Deste modo, não apenas é ilícito nos casos expressamente referidos no nº 2 deste art. 1420º - que faz excepção às regras dos art. 1408º e 1411º nº 1, ambos do CC - como ainda em todos os outros, designadamente no que se aponta no nº 2 do art. 1406º do CC (3), não sendo, assim, possível a inversão do título da posse (4) de um condómino relativamente a essas coisas comuns e a consequente aquisição, por usucapião, de quota superior à sua.

Da incindibilidade dos dois direitos decorre ainda que, constituído qualquer ónus sobre uma fracção autónoma em propriedade horizontal, ele abrange o conjunto deles, como aliás, expressamente referia a lei anterior. 

É que o conceito normativo de fracção autónoma aglutina a parte do edifício que é objecto de propriedade singular e os elementos desse prédio que, sendo necessário, complemento estrutural e funcional daquela, têm a natureza de comuns.

Notas:

(1) Vide Cunha Gonçalves, Livro da propriedade horizontal por andares, pág. 40 e ss,; e José Marin Desantes Guanter, El regimen juridico português de la propriedad horizontal, pág. 899.

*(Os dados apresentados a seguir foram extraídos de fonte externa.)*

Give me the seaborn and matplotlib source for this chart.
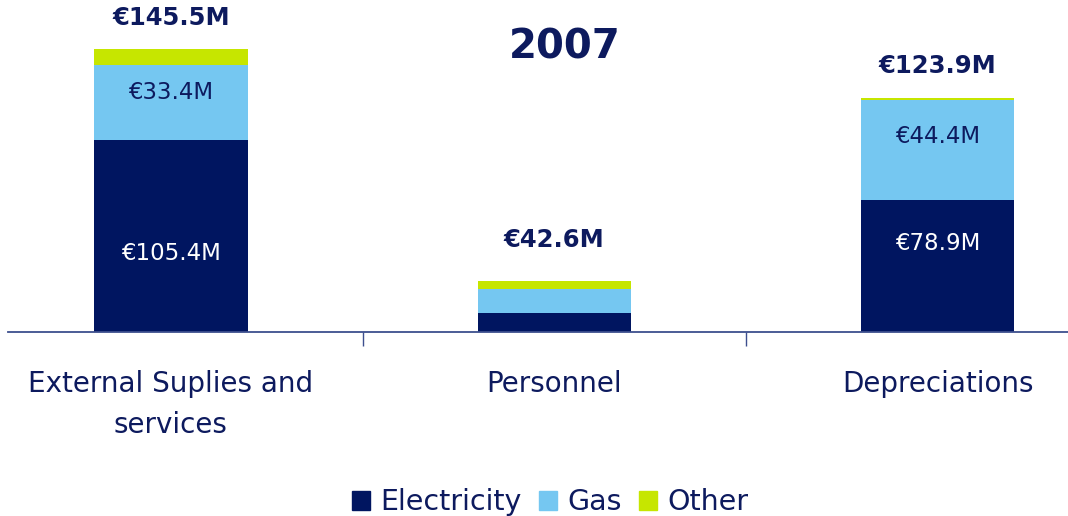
import matplotlib.pyplot as plt
import seaborn as sns
import numpy as np
from matplotlib.patches import Patch

sns.set_theme(style="white")
plt.rcParams['font.family'] = ['DejaVu Sans']

# Datos (alturas, etiquetas tal como aparecen)
categories = ["External Suplies and\nservices", "Personnel", "Depreciations"]
electricity = [98.7, 9.8, 67.9]
gas = [38.6, 12.3, 51.4]
other = [8.2, 4.1, 1.0]
total_labels = ["€145.5M", "€42.6M", "€123.9M"]
elec_labels = ["€105.4M", "", "€78.9M"]
gas_labels = ["€33.4M", "", "€44.4M"]

NAVY = "#001560"
GAS = "#75c7f1"
OTHER = "#c6e600"
TXT = "#0d1a5e"

elec = np.array(electricity)
eg = elec + np.array(gas)
tot = eg + np.array(other)
xs = np.arange(len(categories))

fig = plt.figure(figsize=(10.68, 5.16), dpi=100)
ax = fig.add_axes([8 / 1068, 184 / 516, 1 - 8 / 1068, 332 / 516])

for vals, col in [(tot, OTHER), (eg, GAS), (elec, NAVY)]:
    sns.barplot(x=xs, y=vals, color=col, width=0.4, saturation=1, ax=ax,
                native_scale=True, linewidth=0, edgecolor=col)

ax.set_xlim(-0.425, 2.34)
ax.set_ylim(0, 170.7)

# posiciones de las etiquetas (solo estilo)
tot_offset = [31, 41, 32]
elec_frac = [0.41, 0.5, 0.67]
for i in range(len(categories)):
    ax.annotate(total_labels[i], (xs[i], tot[i]), xytext=(0, tot_offset[i]),
                textcoords="offset pixels", ha="center", va="center",
                fontsize=17.5, fontweight="bold", color=TXT)
    if elec_labels[i]:
        ax.text(xs[i], elec[i] * elec_frac[i], elec_labels[i], ha="center", va="center",
                fontsize=16.5, color="white")
    if gas_labels[i]:
        ax.text(xs[i], elec[i] + gas[i] * 0.63, gas_labels[i], ha="center", va="center",
                fontsize=16.5, color=TXT)

fig.text(565 / 1068, 1 - 48 / 516, "2007", ha="center", va="center",
         fontsize=29, fontweight="bold", color=TXT)

for s in ["top", "right", "left"]:
    ax.spines[s].set_visible(False)
ax.spines["bottom"].set_color("#3d4f8e")
ax.spines["bottom"].set_linewidth(1.3)
ax.set_yticks([])
ax.set_xticks([0.5, 1.5])
ax.set_xticklabels([])
ax.tick_params(axis="x", which="major", length=10, width=1, color="#3d4f8e", direction="out", bottom=True)
ax.set_xticks(xs, minor=True)
ax.set_xticklabels(categories, minor=True, fontsize=20, color=TXT, linespacing=1.6)
ax.tick_params(axis="x", which="minor", length=0, pad=27)
ax.set_xlabel("")
ax.set_ylabel("")

handles = [Patch(color=NAVY, label="Electricity"), Patch(color=GAS, label="Gas"),
           Patch(color=OTHER, label="Other")]
leg = fig.legend(handles=handles, loc="lower center", bbox_to_anchor=(0.515, -0.05), ncol=3,
                 frameon=False, fontsize=20.5, handlelength=0.65, handleheight=0.65,
                 handletextpad=0.35, columnspacing=0.6)
for t in leg.get_texts():
    t.set_color(TXT)

fig.savefig("out.png", dpi=100)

(2) Em bom rigor, não se pode falar de compropriedade relativamente aos bens comuns na propriedade horizontal, visto que o seu regime jurídico difere substancialmente do daquele instituto, como bem resulta do disposto neste artigo e ainda nos art. 1423º e 1425º.

Há por isso quem proponha a designação de condomínio, não especialmente referida àquela peculiar forma de compropriedade, mas para englobar o conjunto dos direitos inerentes à propriedade horizontal.

Alguns sistemas legislativos têm acolhido expressamente esta nomenclatura vendo-se que a lei portuguesa que começou por não lhe ser hostil na medida em que designou por condóminos os titulares de direito de propriedade horizontal, a aceitou expressamente nos DL 267/94, 268/94 e 269(94.

A conveniência de uma designação específica para essa peculiar forma de compropriedade resulta ainda do facto de poderem existir num prédio em regime de propriedade horizontal bens sujeitos ao regime geral da compropriedade.

Veja-se, José A. Negri, Dominio y condominio en la propriedad horizontal, na Revista del Notariado, Buenos Aires, ano LIV, pág. 138.

(3) Art. 1406º do CC.

1. Na falta de acordo sobre o uso da coisa comum, a qualquer dos comproprietários é lícito servir-se dela, contanto que a não empregue para fim diferente daquele a que a coisa se destina e não prive os outros consortes do uso a que igualmente têm direito.

2. O uso da coisa comum por um dos comproprietários não constitui posse exclusiva ou posse de quota superior à dele, salvo se tiver havido inversão do título.

(4) Art. 1265º do CC.

A inversão do título da posse pode dar-se por oposição do detentor do direito contra aquele em cujo nome possuía ou por acto de terceiro capaz de transferir a posse.